A ética do trabalho, casada com o marketing criado pela psicologia positiva, construiu a sociedade do desempenho, termo cunhado por Byung-Chul Han e que define, com precisão, a sociedade moderna.
Não precisamos mais de chefes, patrões, generais ou líderes que cobrem a produção em dia. Já somos escravos de nós mesmos, com as absurdas metas diárias, aplicativos que controlam desde a alimentação ao cálculo dos passos, algorítimos que comandam atividades físicas e que nos recordam a hora de dormir.
Se antes a cobrança nos chegava de fora, agora todas elas já estão internalizadas. Diariamente, carregamos a culpa de ainda não termos produzido o suficiente, enriquecido rapidamente e chegado no lugar de destaque com milhares de seguidores.

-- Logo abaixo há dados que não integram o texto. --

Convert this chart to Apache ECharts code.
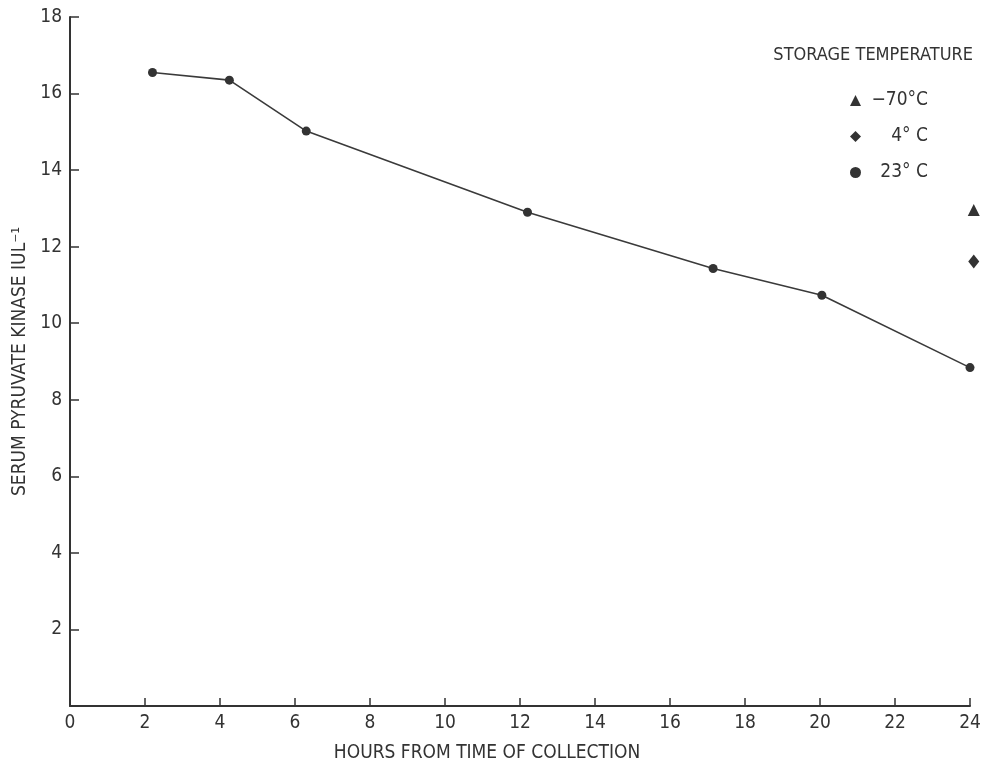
<!DOCTYPE html>
<html>
<head>
<meta charset="utf-8">
<script src="https://cdn.jsdelivr.net/npm/echarts@6/dist/echarts.min.js"></script>
<style>
html,body{margin:0;padding:0;background:#fff;}
#chart{width:986px;height:779px;}
</style>
</head>
<body>
<div id="chart"></div>
<script>
// Data
const hours23 = [2.2, 4.25, 6.3, 12.2, 17.15, 20.05, 24.0];
const pk23 = [16.55, 16.35, 15.02, 12.9, 11.43, 10.73, 8.84];
const hoursMinus70 = [24.1];
const pkMinus70 = [12.96];
const hours4 = [24.1];
const pk4 = [11.61];
const xTicks = [0, 2, 4, 6, 8, 10, 12, 14, 16, 18, 20, 22, 24];
const yTicks = [0, 2, 4, 6, 8, 10, 12, 14, 16, 18];
const seriesNames = ['\u221270\u00b0C', '4\u00b0 C', '23\u00b0 C'];
const legendTitle = 'STORAGE TEMPERATURE';
const xTitle = 'HOURS FROM TIME OF COLLECTION';
const yTitle = 'SERUM PYRUVATE KINASE IUL\u207b\u00b9';

const FONT = "'Liberation Sans Narrow', 'DejaVu Sans Condensed', 'Roboto', sans-serif";
const INK = '#333333';
const MARK = '#333333';

const zip = (xs, ys) => xs.map((x, i) => [x, ys[i]]);

const chart = echarts.init(document.getElementById('chart'), null, {renderer: 'canvas'});
chart.setOption({
  backgroundColor: '#ffffff',
  animation: false,
  textStyle: {fontFamily: FONT, color: INK},
  title: {
    text: legendTitle,
    right: 8,
    top: 41,
    textStyle: {fontFamily: FONT, fontSize: 18, fontWeight: 'normal', color: INK}
  },
  legend: {
    orient: 'vertical',
    left: 845,
    top: 86,
    itemWidth: 11,
    itemHeight: 11,
    itemGap: 17,
    data: [
      {name: seriesNames[0], icon: 'triangle'},
      {name: seriesNames[1], icon: 'diamond'},
      {name: seriesNames[2], icon: 'circle'}
    ],
    formatter: name => '{a|' + name + '}',
    textStyle: {
      fontFamily: FONT,
      color: INK,
      rich: {a: {fontFamily: FONT, fontSize: 19, color: INK, width: 62, align: 'right', lineHeight: 22}}
    }
  },
  grid: {left: 70, right: 16, top: 17, bottom: 73, containLabel: false},
  xAxis: {
    type: 'value',
    min: 0,
    max: 24,
    interval: 2,
    name: xTitle,
    nameLocation: 'middle',
    nameGap: 38,
    nameTextStyle: {fontFamily: FONT, fontSize: 19, color: INK, padding: [0, 66, 0, 0]},
    axisLine: {show: true, lineStyle: {color: INK, width: 2}},
    axisTick: {show: true, inside: true, length: 8, lineStyle: {color: INK, width: 1.5}},
    axisLabel: {fontFamily: FONT, fontSize: 19, color: INK, margin: 8,
      formatter: v => xTicks.includes(v) ? String(v) : ''},
    splitLine: {show: false}
  },
  yAxis: {
    type: 'value',
    min: 0,
    max: 18,
    interval: 2,
    name: yTitle,
    nameLocation: 'middle',
    nameGap: 36,
    nameTextStyle: {fontFamily: FONT, fontSize: 19, color: INK},
    axisLine: {show: true, lineStyle: {color: INK, width: 2}},
    axisTick: {show: true, inside: true, length: 9, lineStyle: {color: INK, width: 1.5}},
    axisLabel: {fontFamily: FONT, fontSize: 19, color: INK, margin: 8,
      formatter: v => (v === 0 ? '' : (yTicks.includes(v) ? String(v) : ''))},
    splitLine: {show: false}
  },
  series: [
    {
      name: seriesNames[0],
      type: 'scatter',
      symbol: 'triangle',
      symbolSize: 12,
      clip: false,
      itemStyle: {color: MARK, opacity: 1},
      data: zip(hoursMinus70, pkMinus70)
    },
    {
      name: seriesNames[1],
      type: 'scatter',
      symbol: 'diamond',
      symbolSize: [11, 14],
      clip: false,
      itemStyle: {color: MARK, opacity: 1},
      data: zip(hours4, pk4)
    },
    {
      name: seriesNames[2],
      type: 'line',
      symbol: 'circle',
      symbolSize: 9,
      showSymbol: true,
      clip: false,
      itemStyle: {color: MARK},
      lineStyle: {color: '#3a3a3a', width: 1.6},
      data: zip(hours23, pk23)
    }
  ]
});
</script>
</body>
</html>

Ninguém precisa nos lembrar do trabalho a ser entregue, pois já nos sentimos culpados pelo relatório não produzido, enquanto desviamos nosso olhar para a saúde desperdiçada e o amor não realizado. O crescimento de experiências solitárias em apartamentos minúsculos não é um resultado da “evolução humana”, mas sintoma de uma cultura que adoece.
Prova disso é o aumento exponencial no consumo de medicamentos destinados ao tratamento de depressão e ansiedade, principalmente entre os mais jovens. Anestesiar o corpo e alma tem sido a saída de escravos que se arrebentam existencialmente pelas ideias de foco, determinação e resiliência.
O modo de produção sabe, com todos seus agentes técnicos, que um otário motivado produz bem mais que um inteligente indignado. Inclusive faz ciência com isso.
“O trabalho Liberta”, diz a placa pendurada em Auschwitz, lembrete de um campo de extermínio. Quando o trabalho é máximo, o amor é mínimo. E todos os totalitarismos fazem do ato de amar o seu grande inimigo.